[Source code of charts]
╔══
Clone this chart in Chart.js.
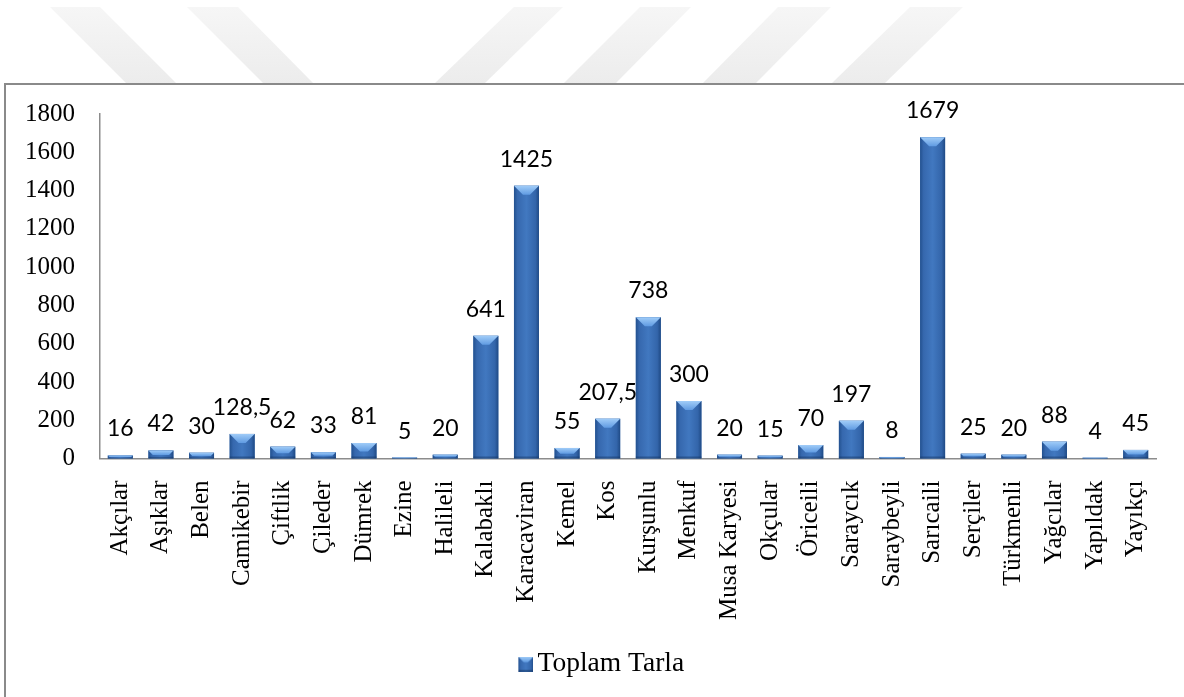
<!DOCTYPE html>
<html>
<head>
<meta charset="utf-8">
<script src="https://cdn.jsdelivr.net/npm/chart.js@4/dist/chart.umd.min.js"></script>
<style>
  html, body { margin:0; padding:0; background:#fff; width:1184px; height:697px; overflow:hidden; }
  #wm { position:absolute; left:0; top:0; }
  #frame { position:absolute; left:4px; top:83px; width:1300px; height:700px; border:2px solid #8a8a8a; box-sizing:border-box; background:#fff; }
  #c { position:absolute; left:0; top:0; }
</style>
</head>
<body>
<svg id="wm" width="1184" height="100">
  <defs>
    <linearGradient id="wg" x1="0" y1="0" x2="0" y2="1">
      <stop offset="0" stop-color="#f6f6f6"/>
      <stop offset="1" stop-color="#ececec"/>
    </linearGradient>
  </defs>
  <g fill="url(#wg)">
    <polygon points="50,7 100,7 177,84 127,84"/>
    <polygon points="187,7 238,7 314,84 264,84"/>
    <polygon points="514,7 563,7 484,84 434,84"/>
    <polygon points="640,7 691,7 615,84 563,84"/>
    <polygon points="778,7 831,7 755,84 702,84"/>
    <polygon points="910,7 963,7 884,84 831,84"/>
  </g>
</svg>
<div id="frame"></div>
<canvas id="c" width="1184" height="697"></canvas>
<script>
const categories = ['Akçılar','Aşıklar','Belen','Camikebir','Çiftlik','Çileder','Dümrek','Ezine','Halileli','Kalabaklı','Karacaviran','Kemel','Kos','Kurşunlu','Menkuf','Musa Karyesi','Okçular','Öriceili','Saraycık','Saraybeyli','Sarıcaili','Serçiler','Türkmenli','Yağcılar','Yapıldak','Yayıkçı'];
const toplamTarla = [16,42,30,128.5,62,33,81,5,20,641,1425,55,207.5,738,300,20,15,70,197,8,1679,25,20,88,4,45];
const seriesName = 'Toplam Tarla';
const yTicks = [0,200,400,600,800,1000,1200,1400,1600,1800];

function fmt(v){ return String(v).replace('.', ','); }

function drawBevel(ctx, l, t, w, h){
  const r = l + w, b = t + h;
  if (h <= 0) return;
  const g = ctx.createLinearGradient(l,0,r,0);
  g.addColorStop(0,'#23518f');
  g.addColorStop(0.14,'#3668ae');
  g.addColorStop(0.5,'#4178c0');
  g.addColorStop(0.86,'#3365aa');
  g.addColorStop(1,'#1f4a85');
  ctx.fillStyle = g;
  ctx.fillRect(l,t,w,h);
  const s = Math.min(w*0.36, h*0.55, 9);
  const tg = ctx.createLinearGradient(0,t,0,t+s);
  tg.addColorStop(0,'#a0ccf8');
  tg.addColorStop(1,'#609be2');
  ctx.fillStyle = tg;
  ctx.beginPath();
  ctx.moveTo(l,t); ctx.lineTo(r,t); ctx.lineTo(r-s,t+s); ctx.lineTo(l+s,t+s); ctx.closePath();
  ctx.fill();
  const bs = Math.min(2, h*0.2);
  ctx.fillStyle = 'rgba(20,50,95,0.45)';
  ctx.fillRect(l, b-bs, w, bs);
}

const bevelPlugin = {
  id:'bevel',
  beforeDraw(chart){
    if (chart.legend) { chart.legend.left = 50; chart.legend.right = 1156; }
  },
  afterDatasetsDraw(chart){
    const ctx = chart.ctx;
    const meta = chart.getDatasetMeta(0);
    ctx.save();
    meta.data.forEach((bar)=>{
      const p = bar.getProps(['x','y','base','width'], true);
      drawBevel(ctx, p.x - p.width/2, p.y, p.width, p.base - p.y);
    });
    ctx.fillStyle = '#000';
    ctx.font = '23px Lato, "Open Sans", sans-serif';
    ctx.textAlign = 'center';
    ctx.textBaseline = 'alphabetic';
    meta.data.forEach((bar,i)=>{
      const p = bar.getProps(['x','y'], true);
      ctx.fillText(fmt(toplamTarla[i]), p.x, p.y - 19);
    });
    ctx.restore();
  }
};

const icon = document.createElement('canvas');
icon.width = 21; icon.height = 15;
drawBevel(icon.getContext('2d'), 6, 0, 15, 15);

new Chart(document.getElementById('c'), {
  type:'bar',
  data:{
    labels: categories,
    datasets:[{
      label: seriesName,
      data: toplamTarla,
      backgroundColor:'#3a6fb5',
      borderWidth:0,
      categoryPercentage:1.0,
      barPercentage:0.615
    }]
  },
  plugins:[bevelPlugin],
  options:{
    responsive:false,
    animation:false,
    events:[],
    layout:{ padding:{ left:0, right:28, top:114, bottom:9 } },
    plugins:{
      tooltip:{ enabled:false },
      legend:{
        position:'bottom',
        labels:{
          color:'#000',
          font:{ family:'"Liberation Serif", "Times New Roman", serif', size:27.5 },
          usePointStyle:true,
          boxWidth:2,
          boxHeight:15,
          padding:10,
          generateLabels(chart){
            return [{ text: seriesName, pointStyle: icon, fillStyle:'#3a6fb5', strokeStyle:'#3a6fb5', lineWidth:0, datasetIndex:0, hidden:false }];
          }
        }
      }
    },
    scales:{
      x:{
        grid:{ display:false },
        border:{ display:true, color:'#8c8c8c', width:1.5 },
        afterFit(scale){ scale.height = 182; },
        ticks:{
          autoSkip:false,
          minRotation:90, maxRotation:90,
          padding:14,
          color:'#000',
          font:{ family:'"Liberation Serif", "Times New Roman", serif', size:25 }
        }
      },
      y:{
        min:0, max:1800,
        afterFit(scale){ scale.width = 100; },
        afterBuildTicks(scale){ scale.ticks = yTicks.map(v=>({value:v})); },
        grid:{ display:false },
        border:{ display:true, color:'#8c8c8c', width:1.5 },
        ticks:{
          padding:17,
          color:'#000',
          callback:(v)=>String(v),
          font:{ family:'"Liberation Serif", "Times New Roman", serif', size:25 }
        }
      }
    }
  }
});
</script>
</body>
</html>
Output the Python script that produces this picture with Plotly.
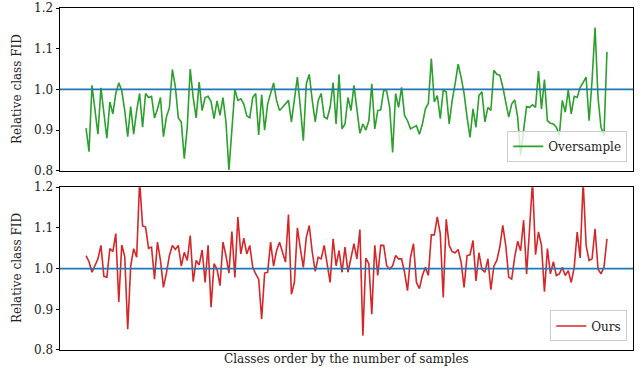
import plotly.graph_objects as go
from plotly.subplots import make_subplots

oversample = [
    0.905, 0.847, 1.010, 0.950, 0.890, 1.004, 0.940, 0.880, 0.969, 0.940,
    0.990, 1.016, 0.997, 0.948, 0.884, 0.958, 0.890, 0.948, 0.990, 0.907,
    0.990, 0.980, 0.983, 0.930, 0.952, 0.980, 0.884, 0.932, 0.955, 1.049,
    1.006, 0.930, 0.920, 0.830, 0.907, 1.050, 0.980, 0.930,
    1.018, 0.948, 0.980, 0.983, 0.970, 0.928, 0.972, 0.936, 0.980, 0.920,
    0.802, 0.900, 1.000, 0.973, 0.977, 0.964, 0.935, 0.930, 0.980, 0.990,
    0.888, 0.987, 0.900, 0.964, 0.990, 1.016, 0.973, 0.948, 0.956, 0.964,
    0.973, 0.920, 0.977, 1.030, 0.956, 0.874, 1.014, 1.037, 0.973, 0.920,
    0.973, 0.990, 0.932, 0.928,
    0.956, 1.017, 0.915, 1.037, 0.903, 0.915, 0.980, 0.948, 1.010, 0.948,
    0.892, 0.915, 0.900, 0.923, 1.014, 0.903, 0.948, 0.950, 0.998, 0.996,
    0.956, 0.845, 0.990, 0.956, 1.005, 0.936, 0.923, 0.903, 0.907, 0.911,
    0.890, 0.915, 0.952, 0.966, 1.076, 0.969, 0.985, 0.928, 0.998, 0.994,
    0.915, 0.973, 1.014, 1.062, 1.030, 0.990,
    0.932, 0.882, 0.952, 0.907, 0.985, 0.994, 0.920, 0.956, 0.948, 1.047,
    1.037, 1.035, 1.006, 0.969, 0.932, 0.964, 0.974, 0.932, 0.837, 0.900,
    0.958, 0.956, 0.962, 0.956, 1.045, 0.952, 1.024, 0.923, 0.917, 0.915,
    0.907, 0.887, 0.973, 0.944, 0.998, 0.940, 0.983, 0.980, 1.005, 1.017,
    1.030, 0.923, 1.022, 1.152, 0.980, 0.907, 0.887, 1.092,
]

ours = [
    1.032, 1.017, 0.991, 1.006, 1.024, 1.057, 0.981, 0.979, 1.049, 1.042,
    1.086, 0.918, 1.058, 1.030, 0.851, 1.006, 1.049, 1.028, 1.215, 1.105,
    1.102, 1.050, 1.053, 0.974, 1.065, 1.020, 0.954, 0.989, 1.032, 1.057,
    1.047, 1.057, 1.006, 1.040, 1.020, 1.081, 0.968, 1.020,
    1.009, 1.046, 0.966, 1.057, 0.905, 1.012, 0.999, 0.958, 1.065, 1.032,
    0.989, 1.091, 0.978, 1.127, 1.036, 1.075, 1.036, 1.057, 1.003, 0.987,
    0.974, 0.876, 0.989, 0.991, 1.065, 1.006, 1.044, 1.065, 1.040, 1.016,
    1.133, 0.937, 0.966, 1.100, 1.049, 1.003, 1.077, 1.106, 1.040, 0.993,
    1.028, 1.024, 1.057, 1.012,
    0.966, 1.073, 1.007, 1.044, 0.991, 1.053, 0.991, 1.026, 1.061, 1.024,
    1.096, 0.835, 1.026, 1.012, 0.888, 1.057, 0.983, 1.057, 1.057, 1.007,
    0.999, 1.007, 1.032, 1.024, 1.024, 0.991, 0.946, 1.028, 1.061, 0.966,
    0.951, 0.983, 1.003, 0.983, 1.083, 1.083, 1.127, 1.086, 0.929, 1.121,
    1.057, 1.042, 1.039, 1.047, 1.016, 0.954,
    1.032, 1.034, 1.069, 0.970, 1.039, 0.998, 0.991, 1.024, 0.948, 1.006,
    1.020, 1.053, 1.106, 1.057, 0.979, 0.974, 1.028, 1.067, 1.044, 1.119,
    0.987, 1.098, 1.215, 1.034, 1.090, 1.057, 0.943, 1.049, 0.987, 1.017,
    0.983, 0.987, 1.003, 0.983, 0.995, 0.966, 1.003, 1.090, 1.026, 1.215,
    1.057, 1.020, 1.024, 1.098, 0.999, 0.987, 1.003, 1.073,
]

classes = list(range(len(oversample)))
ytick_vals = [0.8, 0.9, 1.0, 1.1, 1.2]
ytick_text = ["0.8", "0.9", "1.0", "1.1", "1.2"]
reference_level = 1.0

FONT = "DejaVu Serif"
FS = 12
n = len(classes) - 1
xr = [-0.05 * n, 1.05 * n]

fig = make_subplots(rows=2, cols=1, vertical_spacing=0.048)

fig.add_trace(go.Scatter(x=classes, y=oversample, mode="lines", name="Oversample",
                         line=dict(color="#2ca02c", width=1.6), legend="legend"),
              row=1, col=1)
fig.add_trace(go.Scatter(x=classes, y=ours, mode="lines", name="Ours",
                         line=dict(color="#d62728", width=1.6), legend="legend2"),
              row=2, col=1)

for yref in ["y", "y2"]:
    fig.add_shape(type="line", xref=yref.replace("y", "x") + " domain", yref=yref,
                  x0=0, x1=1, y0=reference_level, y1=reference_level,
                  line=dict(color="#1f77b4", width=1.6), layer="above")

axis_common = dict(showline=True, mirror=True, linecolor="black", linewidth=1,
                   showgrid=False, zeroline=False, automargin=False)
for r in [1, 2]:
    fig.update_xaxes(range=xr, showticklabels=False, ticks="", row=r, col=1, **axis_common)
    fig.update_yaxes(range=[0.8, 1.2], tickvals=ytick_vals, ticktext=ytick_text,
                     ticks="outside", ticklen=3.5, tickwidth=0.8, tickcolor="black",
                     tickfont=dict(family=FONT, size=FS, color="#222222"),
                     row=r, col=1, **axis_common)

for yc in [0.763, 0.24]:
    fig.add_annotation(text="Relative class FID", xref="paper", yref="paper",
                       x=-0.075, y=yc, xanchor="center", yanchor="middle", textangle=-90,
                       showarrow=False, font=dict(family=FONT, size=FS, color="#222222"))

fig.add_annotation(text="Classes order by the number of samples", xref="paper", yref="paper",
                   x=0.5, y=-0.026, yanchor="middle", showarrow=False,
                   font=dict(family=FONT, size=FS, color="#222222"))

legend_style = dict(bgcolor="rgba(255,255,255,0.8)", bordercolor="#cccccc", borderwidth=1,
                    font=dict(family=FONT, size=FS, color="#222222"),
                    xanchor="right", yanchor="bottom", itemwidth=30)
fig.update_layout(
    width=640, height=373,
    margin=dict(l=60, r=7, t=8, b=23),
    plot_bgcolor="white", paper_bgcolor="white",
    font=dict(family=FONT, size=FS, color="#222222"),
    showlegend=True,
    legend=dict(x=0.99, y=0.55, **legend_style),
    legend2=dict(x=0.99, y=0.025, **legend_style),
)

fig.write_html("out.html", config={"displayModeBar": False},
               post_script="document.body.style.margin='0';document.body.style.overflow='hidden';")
╚══
> _EXERCISE GOAL_: Above are the records; copy every line in them that holds the word "this".

> _CORRECT RESULT_:
Clone this chart in Chart.js.
Output the Python script that produces this picture with Plotly.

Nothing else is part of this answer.